5 Military Memorial Sites Across Israel

June 24th 2019

For a relatively young country, the State of Israel has seen its fair share of conflict. It is therefore not surprising there are numerous military memorial sites across the nation. From the fight for independence in 1948 to the modern era of terrorism, there are many poignant yet proud memorials to Israel’s war dead.

When touring Israel, it’s worth stopping off at a nearby memorial. Such sites provide a fascinating insight into the sacrifices so many gave to the safety and security of the Jewish State.

Israeli military memorial sites we recommend visiting include:

Mount Herzl National Military Cemetery

On the western outskirts of Jerusalem, just next to Yad Vashem, is Israel’s national cemetery. Mount Herzl is split into distinct sections including a civil cemetery, where many of Israel’s leaders are buried, plus a military cemetery, where fallen Israeli soldiers are buried.

The gravestones within the National Military Cemetery are simple in design and feature only the name, rank and places and dates of birth and death. Another thing you’ll notice is that the war dead are buried side by side, irrespective of rank or unit.

Armored Corps Memorial Site at Yad L’Shiryon

If you have a particular interest in tanks and military vehicles, then the Armored Corps Memorial Site and Museum at Latrun is a place to visit. Also known as Yad La-Shiryon, the site features a memorial as well for the nearly 5,000 fallen soldiers from Israel’s Armored Corps.

Photographs of the fallen heroes are continuously projected onto the Gate of Courage. A daily service of remembrance is also held for those who died on that particular date in the Hebrew calendar. The memorial also features the biographical details of each of the fallen soldiers.

Ammunition Hill – 1967 War

One of the bloodiest battles of the Six Day War took place on Ammunition Hill. Israel knew that capturing the strategic hill would give access to the occupied Old City. Israeli soldiers took the hill in just four hours of fighting but it came at the cost of 36 IDF lives. Jerusalem was reunified soon after the battle.

Today the site is a poignant reminder of the bravery and sacrifice of those who fought and died in the Battle of Ammunition Hill. The memorial commemorates the 182 Israeli soldiers who died in the battle for Jerusalem and still features the network of bunkers in which the soldiers fought.

Metzudat Koach

In the far north of the country, in the northern Galilee, is an often missed memorial to 28 brave slain soldiers. Metzudat Koach commemorates the Palmach fighters who died retaking a strategic fortress from Arab forces during Israel’s War of Independence in 1948. Their valor saved hundreds of civilian lives in nearby Jewish communities.

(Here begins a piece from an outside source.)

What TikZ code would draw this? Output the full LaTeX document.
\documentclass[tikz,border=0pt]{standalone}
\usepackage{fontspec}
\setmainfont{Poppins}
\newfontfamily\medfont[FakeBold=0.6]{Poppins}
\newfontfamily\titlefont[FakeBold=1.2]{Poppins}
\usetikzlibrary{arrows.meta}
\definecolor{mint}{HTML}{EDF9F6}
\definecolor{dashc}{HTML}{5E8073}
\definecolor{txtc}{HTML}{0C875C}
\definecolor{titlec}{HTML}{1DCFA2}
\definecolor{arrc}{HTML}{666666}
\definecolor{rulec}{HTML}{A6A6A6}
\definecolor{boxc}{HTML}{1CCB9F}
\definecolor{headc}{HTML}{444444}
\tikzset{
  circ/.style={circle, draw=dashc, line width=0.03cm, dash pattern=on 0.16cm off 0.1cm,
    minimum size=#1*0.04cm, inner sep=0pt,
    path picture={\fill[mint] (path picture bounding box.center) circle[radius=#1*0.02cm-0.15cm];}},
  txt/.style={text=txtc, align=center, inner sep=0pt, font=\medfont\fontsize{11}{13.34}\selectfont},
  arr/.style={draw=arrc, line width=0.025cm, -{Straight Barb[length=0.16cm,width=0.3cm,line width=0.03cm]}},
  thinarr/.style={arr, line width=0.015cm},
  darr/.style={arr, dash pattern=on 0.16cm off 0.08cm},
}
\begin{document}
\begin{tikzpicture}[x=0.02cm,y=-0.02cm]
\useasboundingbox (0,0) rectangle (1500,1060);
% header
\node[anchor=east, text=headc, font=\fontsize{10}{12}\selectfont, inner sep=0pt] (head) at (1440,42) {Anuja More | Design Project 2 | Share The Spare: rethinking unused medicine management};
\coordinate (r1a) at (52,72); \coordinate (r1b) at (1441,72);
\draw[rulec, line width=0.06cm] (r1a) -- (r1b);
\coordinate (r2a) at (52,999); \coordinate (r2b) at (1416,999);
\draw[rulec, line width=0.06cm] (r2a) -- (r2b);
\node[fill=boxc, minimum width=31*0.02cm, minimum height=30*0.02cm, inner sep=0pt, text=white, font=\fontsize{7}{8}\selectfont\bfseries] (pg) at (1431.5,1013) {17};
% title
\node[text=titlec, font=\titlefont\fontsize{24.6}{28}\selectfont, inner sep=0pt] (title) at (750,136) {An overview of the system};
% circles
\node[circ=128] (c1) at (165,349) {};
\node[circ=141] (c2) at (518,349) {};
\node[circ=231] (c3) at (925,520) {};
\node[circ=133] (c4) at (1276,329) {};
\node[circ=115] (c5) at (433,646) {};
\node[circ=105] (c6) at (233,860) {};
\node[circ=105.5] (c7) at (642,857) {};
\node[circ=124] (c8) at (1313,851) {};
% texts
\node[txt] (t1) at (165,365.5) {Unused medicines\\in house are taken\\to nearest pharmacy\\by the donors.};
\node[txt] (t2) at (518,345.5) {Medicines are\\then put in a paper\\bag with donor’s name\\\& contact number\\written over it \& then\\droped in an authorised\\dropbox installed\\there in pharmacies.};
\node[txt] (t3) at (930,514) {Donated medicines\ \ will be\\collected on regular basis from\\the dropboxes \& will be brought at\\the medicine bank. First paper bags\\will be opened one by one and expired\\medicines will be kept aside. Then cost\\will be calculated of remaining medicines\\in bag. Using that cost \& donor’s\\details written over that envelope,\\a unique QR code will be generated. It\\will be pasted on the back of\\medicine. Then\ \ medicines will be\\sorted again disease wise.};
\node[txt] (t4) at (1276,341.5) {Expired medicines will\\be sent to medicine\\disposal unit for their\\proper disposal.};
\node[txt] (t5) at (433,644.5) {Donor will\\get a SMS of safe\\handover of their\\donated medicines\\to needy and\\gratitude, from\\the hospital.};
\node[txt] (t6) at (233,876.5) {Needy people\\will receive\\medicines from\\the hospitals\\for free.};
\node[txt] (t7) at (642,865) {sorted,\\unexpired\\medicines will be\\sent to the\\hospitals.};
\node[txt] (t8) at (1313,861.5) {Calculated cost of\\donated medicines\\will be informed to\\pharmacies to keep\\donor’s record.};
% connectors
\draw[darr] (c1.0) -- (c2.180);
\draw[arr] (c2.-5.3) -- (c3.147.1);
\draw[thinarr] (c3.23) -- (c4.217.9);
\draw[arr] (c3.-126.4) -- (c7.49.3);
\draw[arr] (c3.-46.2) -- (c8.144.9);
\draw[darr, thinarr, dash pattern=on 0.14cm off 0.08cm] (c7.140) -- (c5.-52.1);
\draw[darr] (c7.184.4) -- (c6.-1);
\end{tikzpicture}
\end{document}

The site features a plaque with the names of the fallen as well as 28 trees planted in their memory. Nearby is a panoramic observation point from which you can see across the beautiful Hula Valley and towards the Golan Heights.

Second Lebanon War Memorial near Kibbutz Kfar Giladi

A few miles north of Metzudat Koach is another memorial (near Kibbutz Kfar Giladi) which commemorates two separate events in the area. In 1920, Zionist leader Joseph Trumpeldor and a tiny group of brave fighters defended with their lives Kibbutz Tel Chai from hundreds of Arab pillagers. A roaring lion statue stands where he is buried. A museum on the site tells the story of the battle.

Eighty-six years later, 12 Israeli paratroopers were killed at the entrance to the cemetery where Trumpeldor is buried. They were waiting to join the battle area during the Second Lebanon War when a Hezbollah Katyusha rocket scored a direct hit. A monument stands in the exact place where they died.